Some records

--

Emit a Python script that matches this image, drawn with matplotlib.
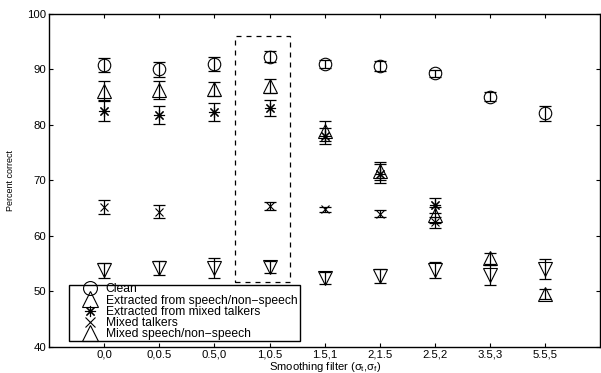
import numpy as np
import matplotlib
matplotlib.use("Agg")
import matplotlib.pyplot as plt
from matplotlib.lines import Line2D
from matplotlib.patches import Rectangle

plt.rcParams['font.family'] = ['Liberation Sans', 'DejaVu Sans']
plt.rcParams['mathtext.fontset'] = 'custom'
plt.rcParams['mathtext.rm'] = 'Liberation Sans'
plt.rcParams['mathtext.it'] = 'Liberation Sans'

filters = ['0,0', '0,0.5', '0.5,0', '1,0.5', '1.5,1', '2,1.5', '2.5,2', '3.5,3', '5.5,5']

clean = [90.8, 90.0, 91.0, 92.3, 91.0, 90.7, 89.3, 85.1, 82.1]
clean_err = [1.3, 1.3, 1.2, 1.0, 0.7, 0.9, 0.6, 0.8, 1.4]

ext_sns = [86.2, 86.3, 86.5, 87.0, 79.0, 71.7, 63.8, 56.0, 49.5]
ext_sns_err = [1.8, 1.6, 1.3, 1.3, 1.8, 1.6, 1.5, 1.0, 0.9]

ext_mix = [82.6, 81.8, 82.4, 83.1, 78.0, 71.2, 65.5, np.nan, np.nan]
ext_mix_err = [1.9, 1.6, 1.6, 1.4, 1.5, 1.7, 1.3, np.nan, np.nan]

mix_talk = [65.2, 64.4, np.nan, 65.4, 64.8, 64.0, 62.5, np.nan, np.nan]
mix_talk_err = [1.2, 1.1, np.nan, 0.7, 0.5, 0.6, 1.0, np.nan, np.nan]

mix_sns = [53.8, 54.2, 54.3, 54.4, 52.5, 52.8, 53.9, 53.0, 54.0]
mix_sns_err = [1.3, 1.3, 1.8, 1.1, 1.1, 1.3, 1.5, 1.8, 1.8]

labels = ['Clean', 'Extracted from speech/non\u2212speech', 'Extracted from mixed talkers',
          'Mixed talkers', 'Mixed speech/non\u2212speech']

asterisk = (8, 2, 0)

fig = plt.figure(figsize=(6.01, 3.73), dpi=100)
ax = fig.add_axes([0.0815, 0.0697, 0.9175, 0.8928])

x = np.arange(1, len(filters) + 1)
series = [(clean, clean_err, 'o', 9), (ext_sns, ext_sns_err, '^', 10),
          (ext_mix, ext_mix_err, asterisk, 8), (mix_talk, mix_talk_err, 'x', 6),
          (mix_sns, mix_sns_err, 'v', 10)]
for vals, err, m, ms in series:
    ax.errorbar(x, vals, yerr=err, fmt='none', ecolor='black', elinewidth=0.9,
                capsize=4, capthick=0.9)
    ax.plot(x, vals, ls='none', marker=m, ms=ms, mfc='none', mec='black', mew=0.8)

# dashed box around the 1,0.5 condition
ax.add_patch(Rectangle((3.38, 51.7), 0.99, 44.3, fill=False, ls=(0, (4, 4)), lw=0.9, ec='black'))

ax.set_xlim(0, 10)
ax.set_ylim(40, 100)
ax.set_xticks(x)
ax.set_xticklabels(filters)
ax.set_yticks(np.arange(40, 101, 10))
ax.tick_params(direction='in', top=True, right=True, labelsize=8.2, length=3, pad=2)
ax.tick_params(axis='x', pad=1.5)
for s in ax.spines.values():
    s.set_linewidth(1.0)
ax.set_ylabel('Percent correct', fontsize=6.5, labelpad=9)
ax.set_xlabel(r'Smoothing filter ($\sigma_t$,$\sigma_f$)', fontsize=8.1)
ax.xaxis.set_label_coords(0.5, -0.039, transform=ax.transAxes)
ax.xaxis.label.set_va('top')

# legend frame drawn separately, MATLAB style
ax.add_patch(Rectangle((0.0363, 0.018), 0.419, 0.168, transform=ax.transAxes,
                       fill=False, ec='black', lw=1.0, zorder=5))
handles = [Line2D([], [], ls='none', marker=m, ms=ms, mfc='none', mec='black', mew=0.8)
           for m, ms in [('o', 10), ('^', 11), (asterisk, 8), ('x', 7), ('^', 11)]]
leg = ax.legend(handles, labels, loc='lower left', bbox_to_anchor=(0.0577, 0.02),
                fontsize=8.7, frameon=False, borderpad=0, labelspacing=-0.06,
                handletextpad=0.45, handlelength=1.6, borderaxespad=0)

fig.savefig('out.png', dpi=100)
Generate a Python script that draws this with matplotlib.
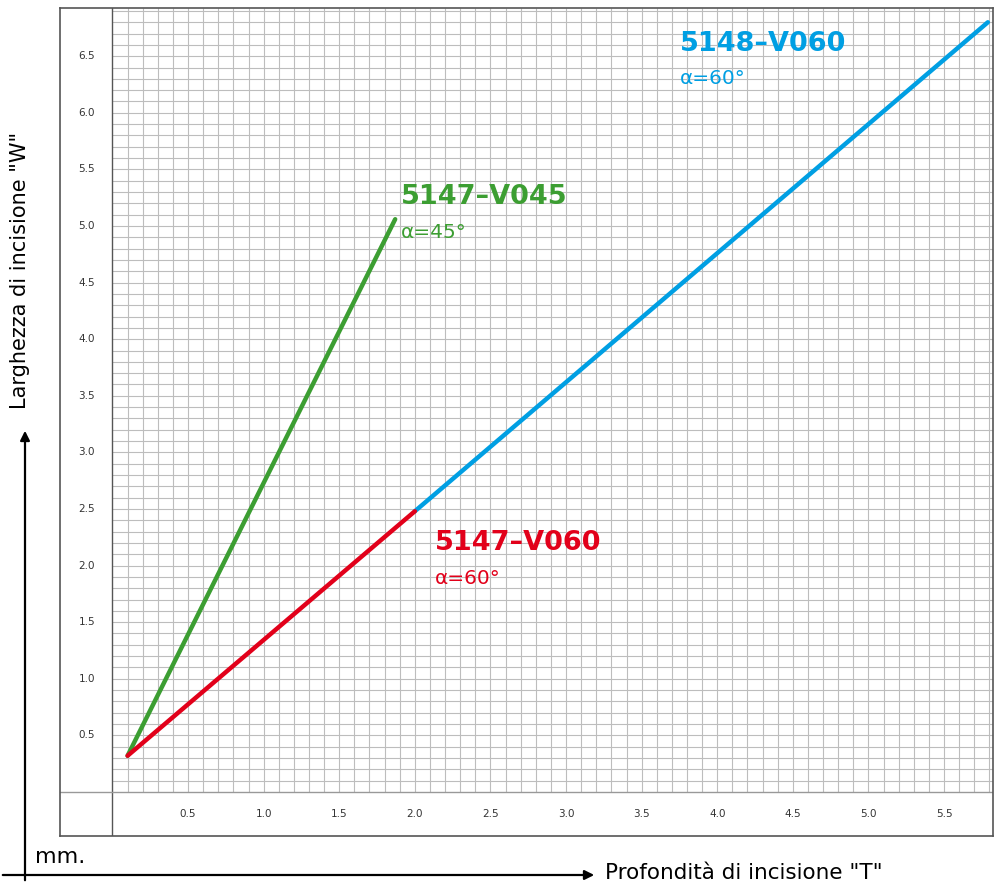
import numpy as np
import matplotlib.pyplot as plt
from matplotlib.patches import FancyArrowPatch

# dati (mm)
verde_x = [0.10, 1.87]
verde_y = [0.32, 5.06]
rosso_x = [0.10, 2.00]
rosso_y = [0.32, 2.48]
blu_x = [2.00, 5.79]
blu_y = [2.48, 6.80]

tick_x = [0.5, 1.0, 1.5, 2.0, 2.5, 3.0, 3.5, 4.0, 4.5, 5.0, 5.5]
tick_y = [0.5, 1.0, 1.5, 2.0, 2.5, 3.0, 3.5, 4.0, 4.5, 5.0, 5.5, 6.0, 6.5]

nomi = ["5147–V045", "5147–V060", "5148–V060"]
angoli = ["α=45°", "α=60°", "α=60°"]

VERDE = "#3c9e32"
ROSSO = "#e2001a"
BLU = "#009fe3"

W, H = 997, 883
fig = plt.figure(figsize=(W / 100, H / 100), dpi=100)
ax = fig.add_axes([60 / W, 1 - 836 / H, (993 - 60) / W, (836 - 8) / H])

x0, x1 = -0.347, 5.824
y0, y1 = -0.389, 6.926
ax.set_xlim(x0, x1)
ax.set_ylim(y0, y1)
ax.set_xticks([])
ax.set_yticks([])
for s in ax.spines.values():
    s.set_color("#555555")
    s.set_linewidth(1.2)

# griglia millimetrata
gx = np.arange(0.1, x1, 0.1)
gy = np.arange(0.1, y1, 0.1)
ax.vlines(gx, 0, y1, color="#bdbdbd", lw=0.8, zorder=1)
ax.hlines(gy, 0, x1, color="#bdbdbd", lw=0.8, zorder=1)
ax.axvline(0, color="#555555", lw=1.0, zorder=2)
ax.axhline(0, color="#999999", lw=1.0, zorder=2)

# etichette assi interne
for t in tick_x:
    ax.text(t, -0.194, f"{t:.1f}", ha="center", va="center", fontsize=7.5, color="#333333")
for t in tick_y:
    ax.text(-0.17, t, f"{t:.1f}", ha="center", va="center", fontsize=7.5, color="#333333")

# linee
ax.plot(verde_x, verde_y, color=VERDE, lw=3.2, solid_capstyle="round", zorder=4)
ax.plot(rosso_x, rosso_y, color=ROSSO, lw=3.2, solid_capstyle="round", zorder=4)
ax.plot(blu_x, blu_y, color=BLU, lw=3.2, solid_capstyle="round", zorder=3)

# etichette delle serie
pos = [(1.908, 5.256, 4.94, VERDE), (2.133, 2.20, 1.89, ROSSO), (3.753, 6.61, 6.30, BLU)]
for nome, ang, (px, py1, py2, c) in zip(nomi, angoli, pos):
    ax.text(px, py1, nome, color=c, fontsize=19.5, fontweight="bold", ha="left", va="center", zorder=5)
    ax.text(px, py2, ang, color=c, fontsize=14.5, ha="left", va="center", zorder=5)

# frecce esterne
fig.add_artist(FancyArrowPatch((0.0, 1 - 875 / H), (597 / W, 1 - 875 / H),
                               transform=fig.transFigure, arrowstyle="-|>",
                               mutation_scale=14, color="black", lw=1.6))
fig.add_artist(FancyArrowPatch((25 / W, 0.0), (25 / W, 1 - 428 / H),
                               transform=fig.transFigure, arrowstyle="-|>",
                               mutation_scale=14, color="black", lw=1.6))

fig.text(35 / W, 1 - 857 / H, "mm.", fontsize=16, ha="left", va="center")
fig.text(605 / W, 1 - 873 / H, 'Profondità di incisione "T"', fontsize=15.5, ha="left", va="center")
fig.text(20 / W, 1 - 270 / H, 'Larghezza di incisione "W"', fontsize=15, ha="center",
         va="center", rotation=90)

fig.savefig("out.png", dpi=100)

--

WHAT TO DO: Restate the material word for word from its first line through the line containing "1.3, np.nan, np.nan]", both included; the pictures do not belong in it.

SOLVED PROBLEM:
Emit a Python script that matches this image, drawn with matplotlib.
import numpy as np
import matplotlib
matplotlib.use("Agg")
import matplotlib.pyplot as plt
from matplotlib.lines import Line2D
from matplotlib.patches import Rectangle

plt.rcParams['font.family'] = ['Liberation Sans', 'DejaVu Sans']
plt.rcParams['mathtext.fontset'] = 'custom'
plt.rcParams['mathtext.rm'] = 'Liberation Sans'
plt.rcParams['mathtext.it'] = 'Liberation Sans'

filters = ['0,0', '0,0.5', '0.5,0', '1,0.5', '1.5,1', '2,1.5', '2.5,2', '3.5,3', '5.5,5']

clean = [90.8, 90.0, 91.0, 92.3, 91.0, 90.7, 89.3, 85.1, 82.1]
clean_err = [1.3, 1.3, 1.2, 1.0, 0.7, 0.9, 0.6, 0.8, 1.4]

ext_sns = [86.2, 86.3, 86.5, 87.0, 79.0, 71.7, 63.8, 56.0, 49.5]
ext_sns_err = [1.8, 1.6, 1.3, 1.3, 1.8, 1.6, 1.5, 1.0, 0.9]

ext_mix = [82.6, 81.8, 82.4, 83.1, 78.0, 71.2, 65.5, np.nan, np.nan]
ext_mix_err = [1.9, 1.6, 1.6, 1.4, 1.5, 1.7, 1.3, np.nan, np.nan]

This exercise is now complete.